Wednesday, June 04, 2008

Just a thought

I keep sitting here thinking that this shouldn't be bothering me. I should definitely be used to this kind of thing by now. A man at work passed away yesterday. I work at an assisted living home and this kind of thing happens all the time. I've been in this line of work for 10 years, give or take a few child-bearing years. I visited with him just before I left to go shopping for Bingo prizes (a very vital task) and when I returned, he was gone. Pretty normal situation, I guess.
Here's what I think is bothering me. He and his wife shared a room. They had been married since 1939. Um, that is almost 70 years. I walked back there and hugged the poor woman and the look in her eyes really made me feel sad. I know she was probably grateful to have him for that long. I know she probably knew it was coming soon. But he took care of her. And she needed him. And she looked so lost when the news was sinking in.
And I just realized that I am thinking of myself. And my mom. And my mother-in-law. And my sisters. And my grandma who had to live for 26 years by herself. Women almost always outlive their men. I guess I should feel like they are stronger and they can handle it, but I don't feel all independent when I see this situation firsthand.
Anyway, just have to put it out there that I am SO thankful that my husband...friend...true love...did I mention best FRIEND...companion...has been there for me for the last seven years and I hope we make it to EIGHTY years of marriage!

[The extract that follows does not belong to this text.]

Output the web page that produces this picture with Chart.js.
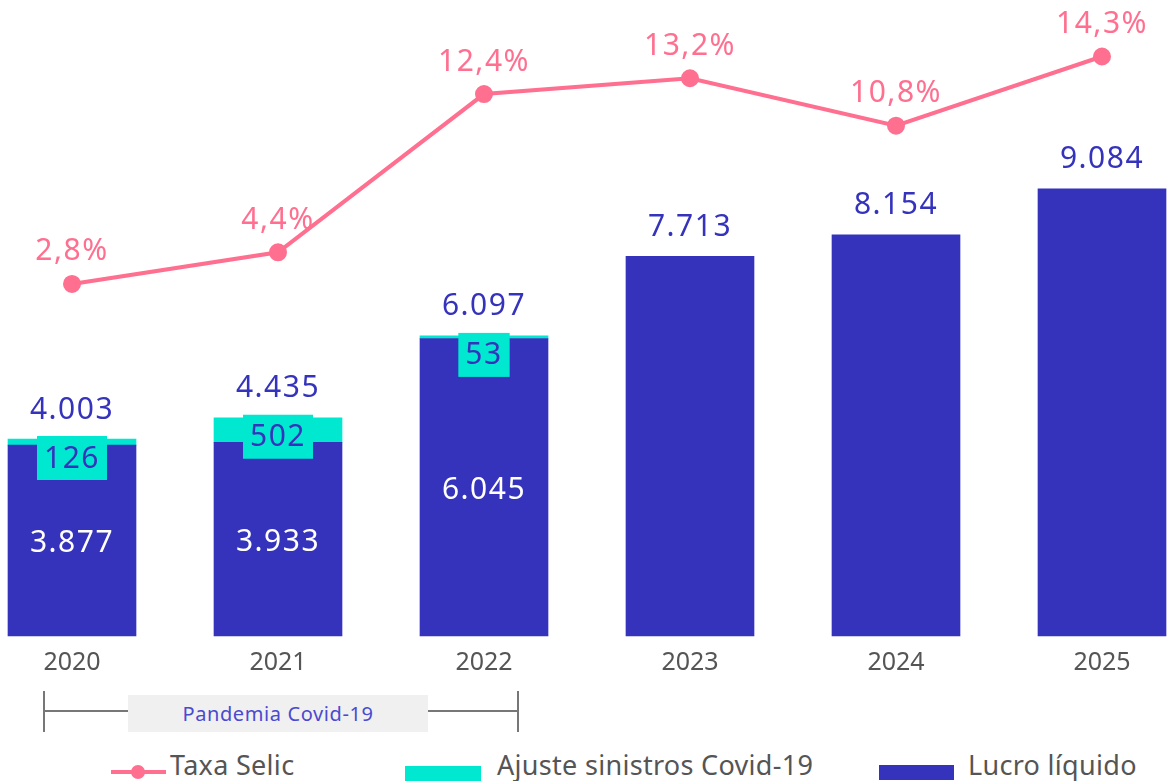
<!DOCTYPE html>
<html lang="pt-BR">
<head>
<meta charset="utf-8">
<script src="https://cdn.jsdelivr.net/npm/chart.js@4.4.1/dist/chart.umd.min.js"></script>
<style>
  body { margin: 0; background: #fff; font-family: "Noto Sans", sans-serif; }
  #wrap { position: relative; width: 1168px; height: 781px; overflow: hidden; }
  #chartBox { position: absolute; left: 0; top: 0; width: 1168px; height: 690px; }
  .brk-v { position: absolute; top: 691px; width: 1.5px; height: 41px; background: #777; }
  .brk-h { position: absolute; top: 710px; height: 1.5px; background: #777; }
  .brk-label { position: absolute; left: 128px; top: 695px; width: 300px; height: 37px; background: #f0f0f0;
    color: #4a4ad0; font-size: 20px; letter-spacing: 0.6px; line-height: 37px; text-align: center; }
  .leg { position: absolute; top: 746px; font-size: 27px; letter-spacing: 0.3px; color: #555; line-height: 38px; white-space: nowrap; }
  .sw { position: absolute; }
</style>
</head>
<body>
<div id="wrap">
  <div id="chartBox"><canvas id="chart1"></canvas></div>

  <!-- pandemia bracket -->
  <div class="brk-v" style="left:43px"></div>
  <div class="brk-v" style="left:517px"></div>
  <div class="brk-h" style="left:44px; width:474px"></div>
  <div class="brk-label">Pandemia Covid-19</div>

  <!-- legend -->
  <div class="sw" style="left:111px; top:770px; width:55px; height:4px; background:#ff6f8f"></div>
  <div class="sw" style="left:131px; top:765px; width:14px; height:14px; border-radius:50%; background:#ff6f8f"></div>
  <div class="leg" style="left:170px">Taxa Selic</div>
  <div class="sw" style="left:405px; top:766px; width:76px; height:15px; background:#00e8d0"></div>
  <div class="leg" style="left:497px">Ajuste sinistros Covid-19</div>
  <div class="sw" style="left:879px; top:765px; width:75px; height:15px; background:#3533bb"></div>
  <div class="leg" style="left:968px">Lucro líquido</div>
</div>

<script>
/* ================================
   Data
================================ */
const years = ['2020', '2021', '2022', '2023', '2024', '2025'];
const lucro = [3877, 3933, 6045, 7713, 8154, 9084];
const ajuste = [126, 502, 53, null, null, null];
const totals = [4003, 4435, 6097, 7713, 8154, 9084]; // as printed in the source
const selic = [2.8, 4.4, 12.4, 13.2, 10.8, 14.3];

const BLUE = '#3533bb';
const CYAN = '#00e8d0';
const PINK = '#ff6f8f';

const fmtNum = v => v.toLocaleString('pt-BR');
const fmtPct = v => v.toLocaleString('pt-BR', { minimumFractionDigits: 1, maximumFractionDigits: 1 }) + '%';

/* ================================
   Value labels (no datalabels plugin offline)
================================ */
const labelPlugin = {
  id: 'valueLabels',
  afterDatasetsDraw(chart) {
    const ctx = chart.ctx;
    const lucroMeta = chart.getDatasetMeta(0);
    const ajusteMeta = chart.getDatasetMeta(1);
    const lineMeta = chart.getDatasetMeta(2);
    ctx.save();
    ctx.textAlign = 'center';
    ctx.textBaseline = 'middle';
    ctx.font = '30px "Noto Sans"';
    ctx.letterSpacing = '1.5px';

    lucroMeta.data.forEach((bar, i) => {
      const adj = ajuste[i];
      const topBar = adj ? ajusteMeta.data[i] : bar;

      // total above the stack
      ctx.fillStyle = BLUE;
      ctx.fillText(fmtNum(totals[i]), bar.x, topBar.y - 29);

      if (adj) {
        // lucro inside bar
        ctx.fillStyle = '#fff';
        ctx.fillText(fmtNum(lucro[i]), bar.x, (bar.y + bar.base) / 2 + 3);

        // ajuste in a cyan tag
        const txt = fmtNum(adj);
        const w = ctx.measureText(txt).width + 14;
        const y0 = topBar.y - 3;
        ctx.fillStyle = CYAN;
        ctx.fillRect(bar.x - w / 2, y0, w, 44);
        ctx.fillStyle = BLUE;
        ctx.fillText(txt, bar.x, y0 + 23);
      }
    });

    ctx.fillStyle = PINK;
    lineMeta.data.forEach((pt, i) => {
      ctx.fillText(fmtPct(selic[i]), pt.x, pt.y - 32);
    });
    ctx.restore();
  }
};

/* ================================
   Chart
================================ */
new Chart(document.getElementById('chart1').getContext('2d'), {
  data: {
    labels: years,
    datasets: [
      {
        type: 'bar',
        label: 'Lucro líquido',
        data: lucro,
        backgroundColor: BLUE,
        stack: 's',
        barThickness: 128,
        clip: false,
        order: 2
      },
      {
        type: 'bar',
        label: 'Ajuste sinistros Covid-19',
        data: ajuste,
        backgroundColor: CYAN,
        stack: 's',
        barThickness: 128,
        clip: false,
        order: 2
      },
      {
        type: 'line',
        label: 'Taxa Selic',
        data: selic,
        yAxisID: 'y2',
        borderColor: PINK,
        backgroundColor: PINK,
        borderWidth: 4,
        pointRadius: 7,
        pointHoverRadius: 7,
        tension: 0,
        clip: false,
        order: 0
      }
    ]
  },
  options: {
    responsive: true,
    maintainAspectRatio: false,
    animation: false,
    layout: { padding: { left: 72, right: 66, top: 10, bottom: 0 } },
    plugins: {
      legend: { display: false },
      tooltip: { enabled: false }
    },
    scales: {
      x: {
        stacked: true,
        offset: false,
        grid: { display: false, drawTicks: false },
        border: { display: false },
        ticks: { color: '#555', padding: 12, font: { family: 'Noto Sans', size: 25 } },
        afterFit: s => { s.height = 54; }
      },
      y: {
        stacked: true,
        display: false,
        min: 0,
        max: 12700
      },
      y2: {
        display: false,
        min: -15,
        max: 16.6
      }
    }
  },
  plugins: [labelPlugin]
});
</script>
</body>
</html>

And if he leaves me a little early, I'm just thankful I will someday have him forever.
(Sorry about the morbid post- older people just force you to think about things you don't want to sometimes.)

5 comments:

The McEwen Family said...

Very deep Natalie, yes a little morbid LOL but your right it's hard to think of ever loosing my husband because he is the same to me as your husband is to you. But there's time and all eternity which is wonderful to think of!!

Kimmy said...

Nat- I am sorry to hear that. Kind of an emotional line of work you are in, bless your heart. I hope you and Ro have 80 more years together too.

Anonymous said...

Wow, I totally cried when I read this post. I don't know if it casue my mom is dealing with that right now for a second timne or what, but it is so sad. I am so glad they have a wonderful person(you) working with them everyday to add some joy to their lives. You are awsome!

Tina said...

You have to think about these things once in awhile. It's part of life! Older people DO force you to think ahead sometimes, and it is smart to try to learn all you can from looking ahead like that.

I hope you will go back and hug her many more times....

leinbachfamily said...

Oh I'm so sad, I remember you telling me about them when I was there. the lady must feel so lost with out him.